__Challenge__: Write out every line exactly, from the start of the records below to the line with "zip(years, values, texts)]", and stop there. Don't write out the pictures.

**** Information given ****

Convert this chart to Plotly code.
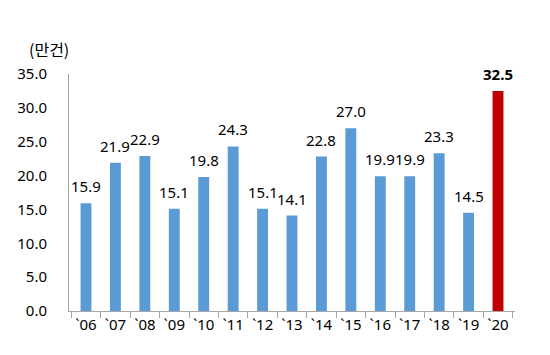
import plotly.graph_objects as go

years = ["`06", "`07", "`08", "`09", "`10", "`11", "`12", "`13", "`14", "`15", "`16", "`17", "`18", "`19", "`20"]
values = [15.9, 21.9, 22.9, 15.1, 19.8, 24.3, 15.1, 14.1, 22.8, 27.0, 19.9, 19.9, 23.3, 14.5, 32.5]
highlight_index = 14
y_ticks = [0, 5, 10, 15, 20, 25, 30, 35]
unit_label = "(만건)"

colors = ["#C00000" if i == highlight_index else "#5B9BD5" for i in range(len(values))]
texts = [f"<b>{v:.1f}</b>" if i == highlight_index else f"{v:.1f}" for i, v in enumerate(values)]

FONT = "Noto Sans, Noto Sans CJK KR, sans-serif"

fig = go.Figure(go.Bar(
    x=years, y=values,
    marker=dict(color=colors, line=dict(width=0)),
    width=0.37,
))

annotations = [dict(
    x=yr, y=v, xref="x", yref="y", text=t, showarrow=False,
    xanchor="center", yanchor="bottom", yshift=5,
    font=dict(family=FONT, size=15, color="#000000"),
) for yr, v, t in zip(years, values, texts)]

annotations.append(dict(
    text=unit_label, xref="paper", yref="paper",
    x=-0.095, y=1.0, yshift=25, xanchor="left", yanchor="middle",
    showarrow=False, font=dict(family="Noto Sans CJK KR, sans-serif", size=16, color="#000000"),
))

fig.update_layout(
    width=550, height=355,
    margin=dict(l=61, r=43, t=66, b=52),
    plot_bgcolor="white", paper_bgcolor="white",
    showlegend=False,
    font=dict(family=FONT, size=15, color="#000000"),
    xaxis=dict(
        showline=True, linecolor="#A6A6A6", linewidth=1,
        ticks="outside", tickson="boundaries", ticklen=6, tickcolor="#A6A6A6",
        tickfont=dict(family=FONT, size=15, color="#000000"),
        tickangle=0, automargin=False,
        showgrid=False,
    ),
    yaxis=dict(
        range=[0, 35], tickvals=y_ticks,
        ticktext=[f"{t:.1f}" for t in y_ticks],
        showline=True, linecolor="#A6A6A6", linewidth=1,
        ticks="", showgrid=False, zeroline=False,
        tickfont=dict(family=FONT, size=15, color="#000000"),
        ticklabelstandoff=18, automargin=False,
    ),
    annotations=annotations,
)

fig.write_html("out.html")
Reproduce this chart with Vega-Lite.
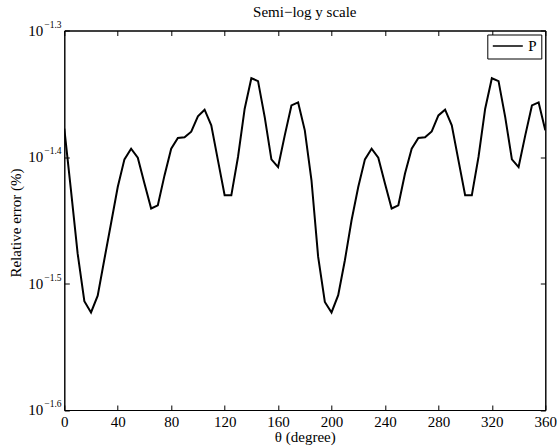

****

__Answer__:
Convert this chart to Plotly code.
import plotly.graph_objects as go

years = ["`06", "`07", "`08", "`09", "`10", "`11", "`12", "`13", "`14", "`15", "`16", "`17", "`18", "`19", "`20"]
values = [15.9, 21.9, 22.9, 15.1, 19.8, 24.3, 15.1, 14.1, 22.8, 27.0, 19.9, 19.9, 23.3, 14.5, 32.5]
highlight_index = 14
y_ticks = [0, 5, 10, 15, 20, 25, 30, 35]
unit_label = "(만건)"

colors = ["#C00000" if i == highlight_index else "#5B9BD5" for i in range(len(values))]
texts = [f"<b>{v:.1f}</b>" if i == highlight_index else f"{v:.1f}" for i, v in enumerate(values)]

FONT = "Noto Sans, Noto Sans CJK KR, sans-serif"

fig = go.Figure(go.Bar(
    x=years, y=values,
    marker=dict(color=colors, line=dict(width=0)),
    width=0.37,
))

annotations = [dict(
    x=yr, y=v, xref="x", yref="y", text=t, showarrow=False,
    xanchor="center", yanchor="bottom", yshift=5,
    font=dict(family=FONT, size=15, color="#000000"),
) for yr, v, t in zip(years, values, texts)]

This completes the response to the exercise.